I see what you're trying to do. Yes, *myText[0] will indeed return a character. There are actually 2 levels of indirection here. myText[0] returns a pointer to the first character to the const char* "hello this is a test". Then you dereference that memory location which returns the char H.

Yes thats why I was expecting to get a char to with *Words[i]

@hasty sequoia Has your question been resolved? If so, type !solved :)

so thiis with vector

will be

int main()
{
    char **myText[1]; /* = malloc(sizeof(char**) * 128);*/
    *myText = malloc(sizeof(char) * 128);

    *myText[0] = "Hello this is a test";
    printf("%s\n", *myText[0]);
    return 0;
}

something like this?

You wouldn't because you're trying to equate std::vector < std::shared_ptr< std::string > > with a char**. *Words[0] means you first access the shared_ptr located at index 0 of the vector since subscript has higher precedence. Then you dereference that specific shared_ptr which returns a string object. So you have to dereference once again to get the character in your example *(*Words[i])

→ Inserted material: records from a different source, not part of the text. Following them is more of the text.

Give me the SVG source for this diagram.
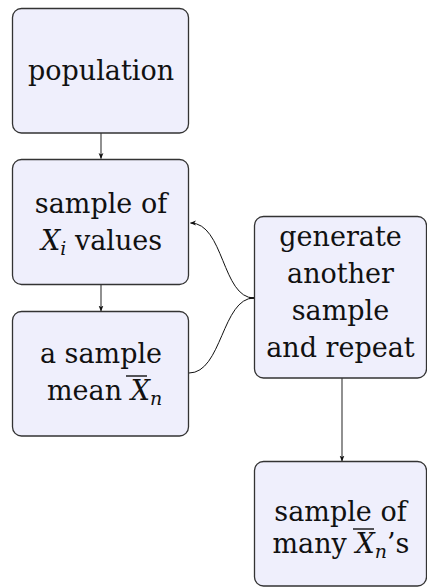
<svg xmlns="http://www.w3.org/2000/svg" width="427" height="587" viewBox="0 0 427 587">
<style>
.box{fill:#efeffc;stroke:#333;stroke-width:1.3}
text{font-family:'DejaVu Serif',serif;font-size:27px;fill:#111}
.m{font-style:italic}
.s{font-style:italic;font-size:19px}
.c{text-anchor:middle}
.ln{fill:none;stroke:#555;stroke-width:1.3}
.cv{fill:none;stroke:#111;stroke-width:1}
.ov{stroke:#111;stroke-width:1.4}
</style>
<defs>
<marker id="ah" viewBox="0 0 10 10" refX="9" refY="5" markerWidth="6" markerHeight="6" markerUnits="userSpaceOnUse" orient="auto">
<path d="M0,1 L10,5 L0,9 L2.5,5 Z" fill="#111"/>
</marker>
</defs>
<g id="connectors">
<line class="ln" x1="101" y1="133" x2="101" y2="158.5" marker-end="url(#ah)"/>
<line class="ln" x1="101" y1="285" x2="101" y2="311" marker-end="url(#ah)"/>
<line class="ln" x1="342" y1="378" x2="342" y2="461" marker-end="url(#ah)"/>
<path class="cv" d="M254,298 C222,298 224,223 190.5,223" marker-end="url(#ah)"/>
<path class="cv" d="M189,373 C222,373 222,298 254,298"/>
<line x1="249" y1="298" x2="255" y2="298" stroke="#111" stroke-width="1.6"/>
</g>
<g id="population">
<rect class="box" x="12.5" y="8.5" width="176" height="124.5" rx="9"/>
<text class="c" x="101" y="80">population</text>
</g>
<g id="sample">
<rect class="box" x="12.5" y="159.5" width="176" height="125" rx="9"/>
<text class="c" x="101" y="213">sample of</text>
<text x="41" y="250"><tspan class="m">X</tspan><tspan class="s" dy="5">i</tspan><tspan dy="-5"> values</tspan></text>
</g>
<g id="mean">
<rect class="box" x="12.5" y="311.5" width="176" height="124.5" rx="9"/>
<text class="c" x="101" y="363">a sample</text>
<text x="47" y="400">mean <tspan class="m">X</tspan><tspan class="s" dy="5">n</tspan></text>
<line class="ov" x1="126" y1="376" x2="147" y2="376"/>
</g>
<g id="generate">
<rect class="box" x="254.5" y="216.5" width="172" height="161.5" rx="9"/>
<text class="c" x="340.5" y="246">generate</text>
<text class="c" x="340.5" y="283">another</text>
<text class="c" x="340.5" y="320">sample</text>
<text class="c" x="340.5" y="357">and repeat</text>
</g>
<g id="many">
<rect class="box" x="254.5" y="461.5" width="172" height="124.5" rx="9"/>
<text class="c" x="340.5" y="521">sample of</text>
<text x="272.5" y="553">many <tspan class="m">X</tspan><tspan class="s" dy="5">n</tspan><tspan dy="-5">’s</tspan></text>
<line class="ov" x1="353" y1="529" x2="374" y2="529"/>
</g>
</svg>
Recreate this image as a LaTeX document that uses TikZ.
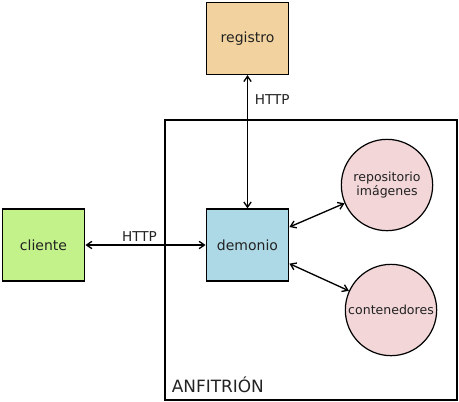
\documentclass[tikz,border=0pt]{standalone}
\usepackage{fontspec}
\setmainfont{DejaVu Sans}
\usepackage{tikz}
\usetikzlibrary{arrows.meta}
\definecolor{registrocol}{HTML}{F2D39F}
\definecolor{clientecol}{HTML}{C4F28A}
\definecolor{demoniocol}{HTML}{ADD8E6}
\definecolor{circulocol}{HTML}{F2D6D8}
\definecolor{textocol}{HTML}{222222}
\tikzset{
	caja/.style={draw, line width=0.9pt, minimum width=62pt, minimum height=54pt, inner sep=0pt, text=textocol, font=\fontsize{10.5}{12}\selectfont},
	burbuja/.style={draw, circle, line width=0.9pt, fill=circulocol, minimum size=68.5pt, inner sep=0pt, align=center, text=textocol, font=\fontsize{9.4}{10.5}\selectfont},
	etiqueta/.style={text=textocol, font=\fontsize{10.2}{12}\selectfont},
	flecha/.style={<->, line width=1pt}
}
\begin{document}
\begin{tikzpicture}[x=0.75pt, y=-0.75pt, >={Straight Barb[length=4pt,width=5.5pt]}]
	\useasboundingbox (0,0) rectangle (459,401);
	
	% host
	\draw[line width=0.9pt] (165,120) rectangle (457,400);
	\node[anchor=base west, inner sep=0pt, text=textocol, font=\fontsize{12.7}{14}\selectfont] (anfitrion) at (171.5,392) {ANFITRIÓN};
	
	\node[caja, fill=registrocol] (registro) at (247.5,38.5) {registro};
	\node[caja, fill=clientecol] (cliente) at (43.5,245) {cliente};
	\node[caja, fill=demoniocol] (demonio) at (247.5,245) {demonio};
	
	\node[burbuja] (repo) at (387,185) {repositorio\\imágenes};
	\node[burbuja] (contenedores) at (391,310) {contenedores};
	
	\draw[flecha] (registro) -- (demonio) node[etiqueta, right, pos=0.18, inner sep=5pt] {HTTP};
	\draw[flecha] (cliente) -- (demonio) node[etiqueta, above, pos=0.45, inner sep=2pt] {HTTP};
	\draw[flecha] ([yshift=13.5pt]demonio.east) -- (repo);
	\draw[flecha] ([yshift=-14pt]demonio.east) -- (contenedores);
\end{tikzpicture}
\end{document}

with char**[1] i trying to look this as *** instead of a double ptr, if see that in this way make sense to me

so i thinking a double pointer for the string and another pointer for the vector

I don't think you understand what you did here. What you've created as an array of one element. That one element itself is an array of 128 char*

yes

so that of vector<shared_ptr<string>>

is basically an array where you have a lot of string so a char**

well not an array, an a vector

Why are you trying to emulate std::vector < std::shared_ptr< std::string > > in C?

but i suppose thats why you get a string with *Words[0] Im pointing to the first element of the vector

yes

to understand what It supposed to do this feature

I think I need to implement my own vector and my own shared_ptr

Thank youu Sabrina and thank you Monke, Thinks he does java

I think I understand a little more:D

Wdym by "this feature"? You mean smart pointers?

not only smartpointers, also vectors

I.e. std::unique_ptr and std::shared_ptr + std::weak_ptr?

specifically shared_ptr and vector

In the book they only see shared_ptr but im pretty sure that most of the time I will see unique_ptr for my toy projects

std::shared_ptr is honestly really difficult. So far, I have never used it myself, I didn't even need to use it for any homework exercise when I was learning C++.

You need to understand the concept of indirection that is your fundamental issue. It has nothing to do with vector or shared_ptr. Every time you dereference, ask yourself what object you are accessing in memory.

C++ was trying to do what Rust ended up achieving lol

I've never used Rust, what did it do/invent?

Came out with a novel memory model through ownership and lifetimes.

Memory management without a garbage collector

C++ has RAII and also doesn't have a GC, so how is Rust different ?

Rust will not compile memory errors. Rust is able to check for memory issues at compile time. I think at least that's the biggest difference.

ah, does that have to do with these "safe" & "unsafe" modes in Rust?

(that "unsafe" thing is about the only thing I know about the language)